The government provides certain monthly payments to citizens under various assistance programs. Eligibility and application criteria for these payments vary depending on individual circumstances. When the required conditions are met and a written application is submitted, the state grants these payments under different names. Among these supports, the government also provides a monthly pension to the mothers of deceased insured individuals.
Death insurance (survivor’s benefits) does not benefit the insured person but offers social security to surviving relatives. Under the reform law, immediate family members—spouse, children, mother and father—are recognized as potential beneficiaries. Since the reform took effect on October 1, 2008, certain conditions must be met for a deceased insured person’s mother to qualify for a monthly pension. The conditions for granting a pension to the deceased’s mother are as follows:
- The applicant mother’s total income from all earnings and enforcement collections must be less than the net amount of the minimum wage.

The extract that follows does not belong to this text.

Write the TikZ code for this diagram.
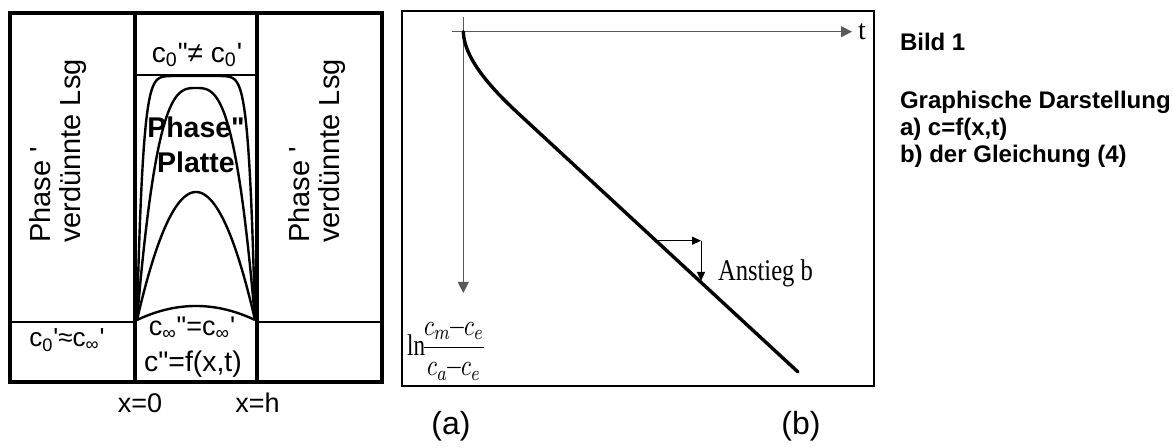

- No other pension or income should have been granted to the mother on account of the deceased child beyond pensions or incomes earned from other children. If either the mother or the father already receives a retirement pension, the situation is evaluated accordingly; if the remaining parent meets the necessary criteria, a survivor’s pension may be granted to the mother.
- There must be a remaining share after allocating entitlements to the eligible spouse or children. The calculation is straightforward: if the deceased insured person had few children, an entitlement share may remain for the mother. However, if the mother or father is over 65 years old and other conditions are met, a pension can be granted even if no remaining share exists.
These are the primary conditions under the reform law for awarding a monthly pension to the mother of a deceased person. The rules differ for deaths occurring before the reform; the reform law also addresses some situations for deaths that occurred prior to its effective date.
For insured individuals who died between August 6, 2003 and September 30, 2008, a pension may be granted to the deceased’s mother if, after allocating shares to the insured person’s spouse and children, a remaining share is available. In these cases, the mother must not be working and must not be receiving an age pension. If no remaining share exists after distributing entitlements to the spouse and children, a pension cannot be granted to the mother.
Another important date in the reform law is August 6, 2003. For insured individuals who died before that date, a key requirement for granting a pension to the mother is that the deceased insured person must have been providing for household maintenance. The Social Security Institution investigates this; if it is determined that the deceased insured person was supporting the mother’s livelihood, the mother may be awarded a pension.
General Conditions for Granting a Pension to the Deceased Person’s Mother
The general conditions for awarding a monthly pension to the mother of a deceased insured person are defined as follows:
- The deceased insured person must have at least 1,800 days of reported contributions for disability, old-age, or survivor insurance.
- For SSK (Social Insurance Institution) insured individuals, excluding any periods credited through special repayment (borçlanma), they must have been insured for at least five years, and a total of at least 900 days of contributions for disability, old-age, and survivor insurance must have been paid.
Additionally, if an insured person was entitled to receive a disability, duty-related disability, or old-age pension but had not completed the payment procedures yet, their mother may still be eligible for a survivor’s pension. Furthermore, if a previously granted disability, duty disability, or old-age pension was suspended because the beneficiary returned to insured employment and that person later died, the deceased’s mother may receive a pension upon application.